ENTRIES SUPPLIED start
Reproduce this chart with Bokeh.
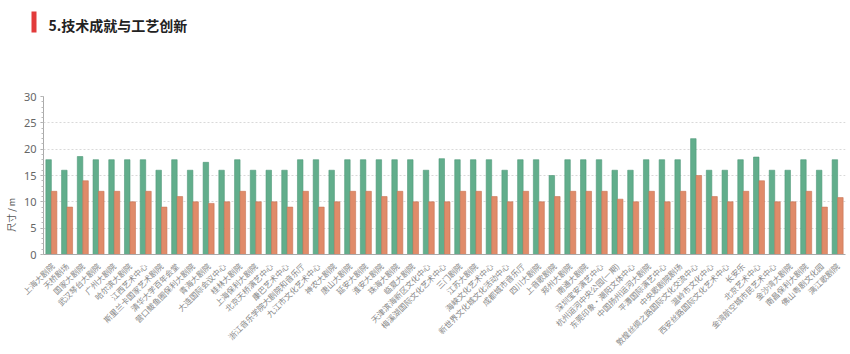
ENTRIES SUPPLIED end
ENTRIES SUPPLIED start
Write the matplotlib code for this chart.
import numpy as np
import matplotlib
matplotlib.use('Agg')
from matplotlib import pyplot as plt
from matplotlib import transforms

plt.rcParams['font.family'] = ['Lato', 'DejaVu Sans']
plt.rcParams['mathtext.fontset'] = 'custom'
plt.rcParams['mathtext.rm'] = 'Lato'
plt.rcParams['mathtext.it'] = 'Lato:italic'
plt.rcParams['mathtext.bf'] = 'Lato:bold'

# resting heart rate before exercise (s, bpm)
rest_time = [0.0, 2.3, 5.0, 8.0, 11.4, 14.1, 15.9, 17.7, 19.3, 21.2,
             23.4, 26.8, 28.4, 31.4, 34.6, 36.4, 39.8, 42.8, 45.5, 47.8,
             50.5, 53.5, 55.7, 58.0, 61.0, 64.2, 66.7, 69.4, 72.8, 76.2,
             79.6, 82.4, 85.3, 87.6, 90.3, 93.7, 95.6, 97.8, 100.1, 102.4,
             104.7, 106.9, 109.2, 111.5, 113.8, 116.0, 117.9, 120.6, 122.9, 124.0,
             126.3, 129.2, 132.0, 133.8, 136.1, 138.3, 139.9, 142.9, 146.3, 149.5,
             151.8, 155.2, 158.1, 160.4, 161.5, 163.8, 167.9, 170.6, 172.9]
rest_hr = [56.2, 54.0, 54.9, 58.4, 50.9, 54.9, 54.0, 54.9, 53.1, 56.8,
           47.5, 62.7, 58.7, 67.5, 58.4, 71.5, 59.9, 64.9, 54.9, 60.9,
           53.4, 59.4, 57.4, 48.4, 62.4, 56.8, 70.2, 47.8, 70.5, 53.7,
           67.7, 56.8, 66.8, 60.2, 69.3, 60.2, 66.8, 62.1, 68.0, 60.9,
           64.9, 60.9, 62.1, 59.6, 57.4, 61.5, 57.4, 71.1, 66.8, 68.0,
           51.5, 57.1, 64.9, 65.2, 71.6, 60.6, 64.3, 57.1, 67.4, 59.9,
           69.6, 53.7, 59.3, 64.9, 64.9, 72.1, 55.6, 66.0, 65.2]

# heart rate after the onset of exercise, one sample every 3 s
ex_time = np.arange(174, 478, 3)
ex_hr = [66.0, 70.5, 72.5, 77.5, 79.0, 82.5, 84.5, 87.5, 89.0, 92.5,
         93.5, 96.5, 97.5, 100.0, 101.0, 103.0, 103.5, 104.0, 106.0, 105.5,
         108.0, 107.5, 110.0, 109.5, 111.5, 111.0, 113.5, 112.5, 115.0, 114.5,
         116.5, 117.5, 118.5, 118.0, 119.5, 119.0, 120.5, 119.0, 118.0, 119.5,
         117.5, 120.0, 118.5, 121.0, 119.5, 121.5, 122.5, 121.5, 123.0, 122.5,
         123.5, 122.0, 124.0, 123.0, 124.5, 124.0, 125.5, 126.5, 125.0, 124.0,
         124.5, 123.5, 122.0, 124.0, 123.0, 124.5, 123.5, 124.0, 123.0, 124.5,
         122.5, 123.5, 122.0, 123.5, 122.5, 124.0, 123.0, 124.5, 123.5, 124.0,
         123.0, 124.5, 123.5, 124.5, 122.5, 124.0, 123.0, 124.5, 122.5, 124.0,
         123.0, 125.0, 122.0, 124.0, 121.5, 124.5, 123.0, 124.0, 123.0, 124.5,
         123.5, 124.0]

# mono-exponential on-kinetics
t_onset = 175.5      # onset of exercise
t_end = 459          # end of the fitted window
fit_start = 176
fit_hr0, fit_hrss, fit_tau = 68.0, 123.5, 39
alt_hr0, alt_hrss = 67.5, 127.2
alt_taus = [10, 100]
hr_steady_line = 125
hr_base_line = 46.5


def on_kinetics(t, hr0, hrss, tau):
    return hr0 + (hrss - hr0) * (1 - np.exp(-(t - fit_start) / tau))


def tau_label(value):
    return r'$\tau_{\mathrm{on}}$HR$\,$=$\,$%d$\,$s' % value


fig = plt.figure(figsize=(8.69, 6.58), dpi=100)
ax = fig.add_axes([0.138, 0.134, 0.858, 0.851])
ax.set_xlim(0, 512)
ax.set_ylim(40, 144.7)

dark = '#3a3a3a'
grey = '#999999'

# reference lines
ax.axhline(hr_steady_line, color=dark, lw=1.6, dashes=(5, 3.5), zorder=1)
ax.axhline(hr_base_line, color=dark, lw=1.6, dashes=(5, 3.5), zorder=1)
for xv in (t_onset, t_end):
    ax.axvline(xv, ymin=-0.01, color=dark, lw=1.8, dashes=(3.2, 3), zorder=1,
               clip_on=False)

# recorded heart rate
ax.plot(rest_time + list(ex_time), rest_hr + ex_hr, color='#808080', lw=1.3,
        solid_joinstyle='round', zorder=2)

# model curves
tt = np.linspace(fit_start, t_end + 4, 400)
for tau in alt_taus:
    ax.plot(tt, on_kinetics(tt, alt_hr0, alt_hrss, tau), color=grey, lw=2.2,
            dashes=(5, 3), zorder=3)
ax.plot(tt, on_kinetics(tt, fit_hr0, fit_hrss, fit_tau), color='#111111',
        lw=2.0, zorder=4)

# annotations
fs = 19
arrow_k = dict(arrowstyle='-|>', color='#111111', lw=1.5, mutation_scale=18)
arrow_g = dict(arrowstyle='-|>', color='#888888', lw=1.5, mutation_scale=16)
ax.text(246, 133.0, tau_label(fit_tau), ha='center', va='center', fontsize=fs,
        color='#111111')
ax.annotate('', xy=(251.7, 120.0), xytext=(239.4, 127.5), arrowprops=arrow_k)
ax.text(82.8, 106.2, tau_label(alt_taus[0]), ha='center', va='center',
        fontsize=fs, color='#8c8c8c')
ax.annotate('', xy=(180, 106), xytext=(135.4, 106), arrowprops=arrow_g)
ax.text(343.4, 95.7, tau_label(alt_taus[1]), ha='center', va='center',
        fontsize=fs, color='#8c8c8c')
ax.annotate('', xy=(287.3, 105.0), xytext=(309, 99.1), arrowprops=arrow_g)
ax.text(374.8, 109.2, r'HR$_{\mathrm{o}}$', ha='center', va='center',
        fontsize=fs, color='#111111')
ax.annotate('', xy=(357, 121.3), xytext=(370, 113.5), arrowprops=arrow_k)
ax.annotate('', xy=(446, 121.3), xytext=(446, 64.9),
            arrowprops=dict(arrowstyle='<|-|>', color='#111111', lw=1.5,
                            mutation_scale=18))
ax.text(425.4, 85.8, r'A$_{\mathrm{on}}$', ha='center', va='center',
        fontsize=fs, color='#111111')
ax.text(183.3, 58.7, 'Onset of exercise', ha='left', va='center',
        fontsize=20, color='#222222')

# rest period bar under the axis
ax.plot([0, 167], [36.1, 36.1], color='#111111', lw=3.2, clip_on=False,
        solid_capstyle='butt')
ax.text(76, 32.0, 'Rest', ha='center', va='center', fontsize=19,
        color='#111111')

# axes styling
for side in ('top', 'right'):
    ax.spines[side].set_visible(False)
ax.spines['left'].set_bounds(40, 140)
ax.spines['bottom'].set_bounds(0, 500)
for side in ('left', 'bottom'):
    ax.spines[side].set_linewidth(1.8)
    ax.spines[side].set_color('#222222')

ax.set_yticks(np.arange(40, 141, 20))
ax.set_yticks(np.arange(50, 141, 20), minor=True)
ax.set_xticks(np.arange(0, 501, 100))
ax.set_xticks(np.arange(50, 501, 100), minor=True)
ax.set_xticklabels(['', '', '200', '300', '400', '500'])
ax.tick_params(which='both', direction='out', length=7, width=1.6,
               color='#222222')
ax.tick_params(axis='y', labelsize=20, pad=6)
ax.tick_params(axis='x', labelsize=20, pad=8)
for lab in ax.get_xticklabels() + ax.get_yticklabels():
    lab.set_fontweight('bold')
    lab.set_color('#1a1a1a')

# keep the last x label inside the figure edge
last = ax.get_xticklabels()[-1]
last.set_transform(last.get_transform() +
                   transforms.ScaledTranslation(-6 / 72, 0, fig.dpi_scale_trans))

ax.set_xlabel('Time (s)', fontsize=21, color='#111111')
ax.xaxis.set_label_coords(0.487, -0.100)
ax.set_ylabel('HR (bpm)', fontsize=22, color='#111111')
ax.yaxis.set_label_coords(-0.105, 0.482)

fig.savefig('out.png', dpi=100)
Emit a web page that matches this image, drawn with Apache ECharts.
ENTRIES SUPPLIED end
Of all the lines in the material above, how many contain the word "this"? Give only the count.

3